Reconcilliation--Or Not

So which is it, Harry?

SEN. HARRY REID: “No One Has Talked About Reconciliation.” --(Health Care Summit, 2/25/10)

“Reid Said… Democrats Would Use The Reconciliation Process. ‘We’re Going To Have That Done In The Next 60 Days.’”

“Democrats will finish their health reform efforts within the next two months by using a majority-vote maneuver in the Senate, Majority Leader Harry Reid (D-Nev.) said. Reid said that congressional Democrats would likely opt for a procedural tactic in the Senate allowing the upper chamber to make final changes to its healthcare bill with only a simple ‘I’ve had many conversations this week with the president, his chief of staff, and Speaker Pelosi,’ Reid said during an appearance Friday evening on ‘Face to Face with Jon Ralston’ in Nevada. ‘And we’re really trying to move forward on this.’ The majority leader said that while Democrats have a number of options, they would likely use the budget reconciliation process to pass a series of fixes to the first healthcare bill passed by the Senate in November. These changes are needed to secure votes for passage of that original Senate bill in the House. ‘We’ll do a relatively small bill to take care of what we’ve already done,’ Reid said, affirming that Democrats would use the reconciliation process. ‘We’re going to have that done in the next 60 days.’”

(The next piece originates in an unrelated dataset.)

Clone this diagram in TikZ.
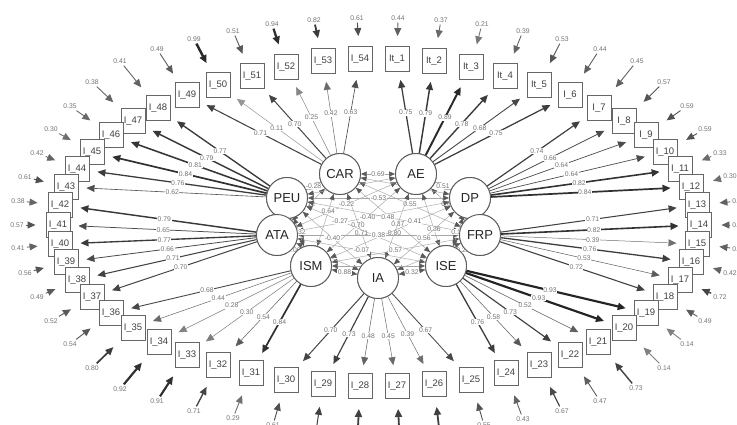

(“Reid: Dems Will use 50-Vote Tactic To Finish Healthcare In 60 Days,” The Hill’s Briefing Blog, 2/20/10)

And they wonder why we don't take them seriously.



Chris Hibbert said...

In January, I pointed out that reconciliation requires bills that have already passed in both houses of congress in different forms. What I've been reading recently is that the proposed tactic is to sneak the health care changes into a budget reconciliation.

That means they would start with bills that are about the budget that have passed in different forms in the two houses, and "reconcile" the differences in them by adding in identical health care legislation that hadn't necessarily passed in either house. Most bodies that follow some form of parliamentary order like Roberts' Rules prohibit adding new material in this way. But in Congress, politics is "the art of the possible", so they can get away with whatever they decide to do.

HaynesBE said...

Thanks for your clarification, Chris.